Based on first-hand ethnographic insights into Shi'i religious groups in the Middle East and Europe , this book examines women's resistance to state as well as communal and gender power structures. It offers a new transnational approach to understanding gender agency within contemporary Islamic movements expressed through language, ritual practices, dramatic performances , posters and banners. By looking at the aesthetic performance of the political on the female body through Shi'i ritual practices – an aspect that has previously been ignored in studies on women's acts of resistance -, Yafa Shanneik shows how women play a central role in redefining sectarian and gender power relations both in the Middle East and in the European diaspora.

Reviews

‘Shanneik presents a well-researched multi-sited ethnographic study that brings together local and transnational trajectories in the lives of Twelvers Shia women who follow ayatollah al-Shirazi. The study offers an original approach to research on women and resistance by theorizing social agency through the examination of ritual performance and material culture.’

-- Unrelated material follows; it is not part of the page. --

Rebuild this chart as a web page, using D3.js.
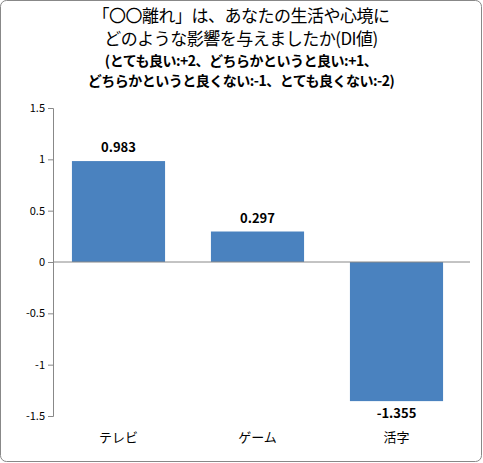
<!DOCTYPE html><html><head><meta charset="utf-8"><script src="https://cdn.jsdelivr.net/npm/d3@7"></script>
<style>body{margin:0;background:#fff}text{font-family:"Noto Sans CJK JP",sans-serif}</style></head><body><svg id="c" width="483" height="463"></svg>
<script>
const categories=["テレビ","ゲーム","活字"];
const values=[0.983,0.297,-1.355];
const ticks=[1.5,1,0.5,0,-0.5,-1,-1.5];
const titleLines=["「〇〇離れ」は、あなたの生活や心境に","どのような影響を与えましたか(DI値)","(とても良い:+2、どちらかというと良い:+1、","どちらかというと良くない:-1、とても良くない:-2)"];
const svg=d3.select("#c");
svg.append("rect").attr("x",0.5).attr("y",0.5).attr("width",481).attr("height",461).attr("rx",6).attr("fill","#fff").attr("stroke","#888");
const sizes=[17,17,14,14],ys=[22,45,66,86];
titleLines.forEach((t,i)=>svg.append("text").attr("x",241).attr("y",ys[i]).attr("text-anchor","middle").attr("font-size",sizes[i]).attr("font-weight",i>1?"bold":"normal").attr("letter-spacing","-0.5").text(t));
const x=d3.scaleBand().domain(categories).range([49,466]).paddingInner(0.33).paddingOuter(0.165);
const y=d3.scaleLinear().domain([-1.5,1.5]).range([416,108]);
const ya=svg.append("g").attr("transform","translate(53,0)").call(d3.axisLeft(y).tickValues(ticks).tickSize(5).tickFormat(d=>d));
ya.selectAll("text").attr("font-size",11).attr("font-family","Liberation Sans");
ya.selectAll("line,path").attr("stroke","#888");
svg.selectAll(".bar").data(values).join("rect").attr("x",(d,i)=>x(categories[i])).attr("width",x.bandwidth())
 .attr("y",d=>y(Math.max(0,d))).attr("height",d=>Math.abs(y(d)-y(0))).attr("fill","#4a82bf");
svg.append("line").attr("x1",53).attr("x2",470).attr("y1",y(0)).attr("y2",y(0)).attr("stroke","#888");
svg.selectAll(".lb").data(values).join("text").attr("x",(d,i)=>x(categories[i])+x.bandwidth()/2)
 .attr("y",d=>d>0?y(d)-9:y(d)+17).attr("text-anchor","middle").attr("font-weight","bold").attr("font-size",13).attr("font-family","Liberation Sans").text(d=>d.toFixed(3));
svg.selectAll(".cl").data(categories).join("text").attr("x",d=>x(d)+x.bandwidth()/2).attr("y",442).attr("text-anchor","middle").attr("font-size",13).text(d=>d);
</script></body></html>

Ingvild Flaskerud - University of Oslo

‘This exceptional study explores a movement among contemporary Shi'a women who have begun to incorporate bodily practices previously reserved for men within Shi'a mourning rituals (e.g. self-flagellation, walking on coals). With great subtlety and insight. Shanneik analyzes these emergent ritual forms as theo-political practice, a response both to growing sectarian (anti-Shi'a) violence and to the patriarchal constraints of Shi'a traditionalism.'

Charles Hirschkind - University of California, Berkeley

‘Shanneik beautifully illustrates how ritual performances are a means of empowerment for Shi‘i Muslim women and a form of resistance to religious sectarianism. This groundbreaking book erases traditional area studies boundaries by ambitiously connecting the understudied Arab Gulf to the Shi‘i diaspora in Europe through artistic expression and political protest.’